= Sótanos of Cardinal Cisneros =

The Sótanos del Cardenal Cisneros are basements and a Moorish house located in Toledo, Castile-La Mancha, Spain. This space houses the archaeological vestiges of a primitive Islamic house from the Caliphate period, of which there remain a courtyard and a hall, as well as the remains of the architectural decoration of the same, consisting of two horseshoe arches, one of them twinned. This primitive house is built on the natural geological terrain, which in this area presents a sharp slope in a southerly direction, being filled with debris and remains belonging to earlier phases of Roman and Visigothic times, some of whose construction materials were reused in the new Islamic construction.

It would highlight the finding of the figurative parietal decoration documented in the twin arch, in whose jambs two hands of hamsa were arranged, one of which is surrounded by three birds of a stylized figure.
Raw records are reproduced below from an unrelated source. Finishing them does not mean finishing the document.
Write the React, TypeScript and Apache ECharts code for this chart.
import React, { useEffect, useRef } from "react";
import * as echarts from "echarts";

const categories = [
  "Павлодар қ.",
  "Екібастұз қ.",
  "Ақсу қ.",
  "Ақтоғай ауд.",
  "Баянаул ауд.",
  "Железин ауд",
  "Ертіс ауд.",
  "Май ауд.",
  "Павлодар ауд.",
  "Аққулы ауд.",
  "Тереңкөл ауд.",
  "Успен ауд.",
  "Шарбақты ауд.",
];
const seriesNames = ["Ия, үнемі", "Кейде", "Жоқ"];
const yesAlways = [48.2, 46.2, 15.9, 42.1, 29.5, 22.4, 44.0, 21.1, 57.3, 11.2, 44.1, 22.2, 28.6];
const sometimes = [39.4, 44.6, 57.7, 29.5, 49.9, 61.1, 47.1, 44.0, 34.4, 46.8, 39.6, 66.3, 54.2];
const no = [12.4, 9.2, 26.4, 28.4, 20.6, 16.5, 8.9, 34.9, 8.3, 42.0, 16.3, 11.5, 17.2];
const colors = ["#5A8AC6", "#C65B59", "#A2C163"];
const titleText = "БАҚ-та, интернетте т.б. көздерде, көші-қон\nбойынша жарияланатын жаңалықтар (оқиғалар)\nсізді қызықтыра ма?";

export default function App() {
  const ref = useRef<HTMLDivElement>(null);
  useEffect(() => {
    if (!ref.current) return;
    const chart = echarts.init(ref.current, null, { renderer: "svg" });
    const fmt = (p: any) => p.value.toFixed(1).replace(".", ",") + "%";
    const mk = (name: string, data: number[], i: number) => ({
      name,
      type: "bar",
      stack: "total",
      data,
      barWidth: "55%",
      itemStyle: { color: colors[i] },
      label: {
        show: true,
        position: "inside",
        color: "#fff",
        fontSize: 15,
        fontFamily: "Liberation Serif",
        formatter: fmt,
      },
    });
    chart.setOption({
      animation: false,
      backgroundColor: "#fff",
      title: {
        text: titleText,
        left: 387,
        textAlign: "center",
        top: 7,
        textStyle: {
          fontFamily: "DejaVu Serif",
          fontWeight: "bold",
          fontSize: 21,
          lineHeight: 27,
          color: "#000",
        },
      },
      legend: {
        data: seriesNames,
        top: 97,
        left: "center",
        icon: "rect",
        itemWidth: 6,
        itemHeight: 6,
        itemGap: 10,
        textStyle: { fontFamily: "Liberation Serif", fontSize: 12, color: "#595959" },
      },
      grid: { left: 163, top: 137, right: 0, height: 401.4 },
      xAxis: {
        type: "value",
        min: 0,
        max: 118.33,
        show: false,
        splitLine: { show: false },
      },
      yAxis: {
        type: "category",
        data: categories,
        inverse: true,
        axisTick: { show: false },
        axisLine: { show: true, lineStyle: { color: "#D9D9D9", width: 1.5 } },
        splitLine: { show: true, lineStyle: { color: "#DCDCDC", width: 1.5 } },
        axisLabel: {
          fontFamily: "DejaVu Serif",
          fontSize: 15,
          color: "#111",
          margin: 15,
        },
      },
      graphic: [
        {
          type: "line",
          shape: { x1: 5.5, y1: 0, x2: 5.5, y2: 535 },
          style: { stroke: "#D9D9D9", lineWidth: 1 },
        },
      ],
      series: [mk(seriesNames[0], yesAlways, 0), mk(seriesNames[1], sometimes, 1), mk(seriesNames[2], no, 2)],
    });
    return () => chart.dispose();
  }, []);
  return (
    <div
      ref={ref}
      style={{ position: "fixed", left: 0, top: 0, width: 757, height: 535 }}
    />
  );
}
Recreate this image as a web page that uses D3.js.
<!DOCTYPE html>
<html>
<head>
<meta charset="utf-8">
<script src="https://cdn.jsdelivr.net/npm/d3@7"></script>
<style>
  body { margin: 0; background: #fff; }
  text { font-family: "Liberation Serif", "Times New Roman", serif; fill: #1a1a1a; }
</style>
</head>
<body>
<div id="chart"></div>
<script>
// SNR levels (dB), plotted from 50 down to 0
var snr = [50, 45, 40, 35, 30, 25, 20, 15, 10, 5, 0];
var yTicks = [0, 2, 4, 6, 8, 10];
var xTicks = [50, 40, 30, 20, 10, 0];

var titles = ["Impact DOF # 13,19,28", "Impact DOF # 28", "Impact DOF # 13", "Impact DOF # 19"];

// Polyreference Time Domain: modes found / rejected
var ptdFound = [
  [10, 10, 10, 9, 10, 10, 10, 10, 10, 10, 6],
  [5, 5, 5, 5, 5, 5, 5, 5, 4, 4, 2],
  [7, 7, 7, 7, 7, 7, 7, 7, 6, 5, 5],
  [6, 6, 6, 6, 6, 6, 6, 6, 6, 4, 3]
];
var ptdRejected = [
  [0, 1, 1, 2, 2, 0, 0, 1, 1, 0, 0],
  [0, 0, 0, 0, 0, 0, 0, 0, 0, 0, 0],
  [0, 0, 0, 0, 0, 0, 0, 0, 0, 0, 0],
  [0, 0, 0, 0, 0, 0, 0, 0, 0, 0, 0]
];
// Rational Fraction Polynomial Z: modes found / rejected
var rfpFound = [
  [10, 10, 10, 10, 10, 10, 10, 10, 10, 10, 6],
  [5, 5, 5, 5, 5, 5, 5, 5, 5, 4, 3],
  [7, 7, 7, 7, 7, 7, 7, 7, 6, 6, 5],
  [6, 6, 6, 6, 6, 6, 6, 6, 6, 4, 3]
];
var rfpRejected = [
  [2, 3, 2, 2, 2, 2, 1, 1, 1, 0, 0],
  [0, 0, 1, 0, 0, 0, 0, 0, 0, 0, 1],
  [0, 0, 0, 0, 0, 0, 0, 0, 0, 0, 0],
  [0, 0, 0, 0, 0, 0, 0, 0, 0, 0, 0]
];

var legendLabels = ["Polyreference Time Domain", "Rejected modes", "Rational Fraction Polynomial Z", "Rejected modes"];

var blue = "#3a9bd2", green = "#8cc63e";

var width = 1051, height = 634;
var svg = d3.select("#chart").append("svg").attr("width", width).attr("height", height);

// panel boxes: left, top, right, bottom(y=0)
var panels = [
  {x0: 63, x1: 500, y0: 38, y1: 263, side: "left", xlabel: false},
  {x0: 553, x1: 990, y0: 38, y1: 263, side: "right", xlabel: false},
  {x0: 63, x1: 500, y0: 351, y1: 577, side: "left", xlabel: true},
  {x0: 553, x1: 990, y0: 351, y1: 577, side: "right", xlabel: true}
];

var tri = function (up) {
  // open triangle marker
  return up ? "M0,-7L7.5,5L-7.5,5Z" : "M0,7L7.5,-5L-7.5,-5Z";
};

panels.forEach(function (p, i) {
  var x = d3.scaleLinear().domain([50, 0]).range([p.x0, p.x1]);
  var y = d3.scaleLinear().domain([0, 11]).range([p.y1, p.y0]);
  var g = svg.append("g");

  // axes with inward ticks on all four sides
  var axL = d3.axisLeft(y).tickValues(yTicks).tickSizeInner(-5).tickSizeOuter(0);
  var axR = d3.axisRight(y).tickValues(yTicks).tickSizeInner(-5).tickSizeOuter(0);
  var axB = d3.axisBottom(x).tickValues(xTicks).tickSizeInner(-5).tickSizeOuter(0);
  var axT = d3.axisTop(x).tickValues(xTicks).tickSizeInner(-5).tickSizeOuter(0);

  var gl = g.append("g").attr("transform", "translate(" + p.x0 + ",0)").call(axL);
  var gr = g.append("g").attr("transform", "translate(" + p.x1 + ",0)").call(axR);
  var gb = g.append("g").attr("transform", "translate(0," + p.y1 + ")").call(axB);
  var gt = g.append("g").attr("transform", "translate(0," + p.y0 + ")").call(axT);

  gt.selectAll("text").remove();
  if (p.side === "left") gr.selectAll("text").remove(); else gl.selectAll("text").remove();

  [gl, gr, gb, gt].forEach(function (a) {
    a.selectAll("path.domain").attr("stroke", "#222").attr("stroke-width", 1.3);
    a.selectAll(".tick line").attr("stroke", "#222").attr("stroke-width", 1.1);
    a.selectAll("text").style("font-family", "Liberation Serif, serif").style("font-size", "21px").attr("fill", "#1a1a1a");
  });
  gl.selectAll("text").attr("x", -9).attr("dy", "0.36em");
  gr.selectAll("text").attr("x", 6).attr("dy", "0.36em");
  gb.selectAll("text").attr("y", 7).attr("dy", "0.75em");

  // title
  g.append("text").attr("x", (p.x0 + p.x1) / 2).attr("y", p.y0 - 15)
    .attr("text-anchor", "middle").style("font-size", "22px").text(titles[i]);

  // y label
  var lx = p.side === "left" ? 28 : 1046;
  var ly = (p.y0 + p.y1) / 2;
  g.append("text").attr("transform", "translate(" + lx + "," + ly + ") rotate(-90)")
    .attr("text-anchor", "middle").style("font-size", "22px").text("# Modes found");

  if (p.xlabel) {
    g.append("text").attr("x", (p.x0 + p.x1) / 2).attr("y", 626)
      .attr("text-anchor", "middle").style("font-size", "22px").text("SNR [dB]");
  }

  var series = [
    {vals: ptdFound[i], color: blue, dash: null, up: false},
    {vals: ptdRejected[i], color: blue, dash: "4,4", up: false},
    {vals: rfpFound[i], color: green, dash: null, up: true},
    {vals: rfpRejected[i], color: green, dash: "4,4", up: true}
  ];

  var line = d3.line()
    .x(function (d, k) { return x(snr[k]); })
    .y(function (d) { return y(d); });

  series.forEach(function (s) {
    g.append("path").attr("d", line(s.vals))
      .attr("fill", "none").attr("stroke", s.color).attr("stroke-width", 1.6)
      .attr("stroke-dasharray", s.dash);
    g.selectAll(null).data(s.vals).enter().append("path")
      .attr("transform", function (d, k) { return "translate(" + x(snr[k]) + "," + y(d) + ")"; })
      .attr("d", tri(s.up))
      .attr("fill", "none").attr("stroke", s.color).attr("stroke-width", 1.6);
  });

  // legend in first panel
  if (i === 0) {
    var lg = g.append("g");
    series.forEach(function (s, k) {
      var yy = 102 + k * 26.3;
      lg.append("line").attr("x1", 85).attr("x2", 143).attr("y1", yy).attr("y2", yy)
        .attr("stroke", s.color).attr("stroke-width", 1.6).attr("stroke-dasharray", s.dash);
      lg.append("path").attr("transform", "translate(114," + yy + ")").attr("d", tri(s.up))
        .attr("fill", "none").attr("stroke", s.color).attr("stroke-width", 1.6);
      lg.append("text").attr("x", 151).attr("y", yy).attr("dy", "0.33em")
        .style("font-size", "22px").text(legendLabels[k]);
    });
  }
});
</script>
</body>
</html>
Both motifs are typical in Islamic art, and have a meaning of protection and rejection of evil influences, specifically against the evil eye (Hamsa's hand) and perhaps funerary (in the case of birds). Both are decorative motifs of pre-Islamic origin that must have a strong popular roots and are to a certain extent tolerated by the official Islamic doctrine, although as in the case of birds they come from a hadith or unofficial oral tradition attributed to Muhammad, In which they are identified as the transmitters of the souls of the good believers in their journey to Paradise.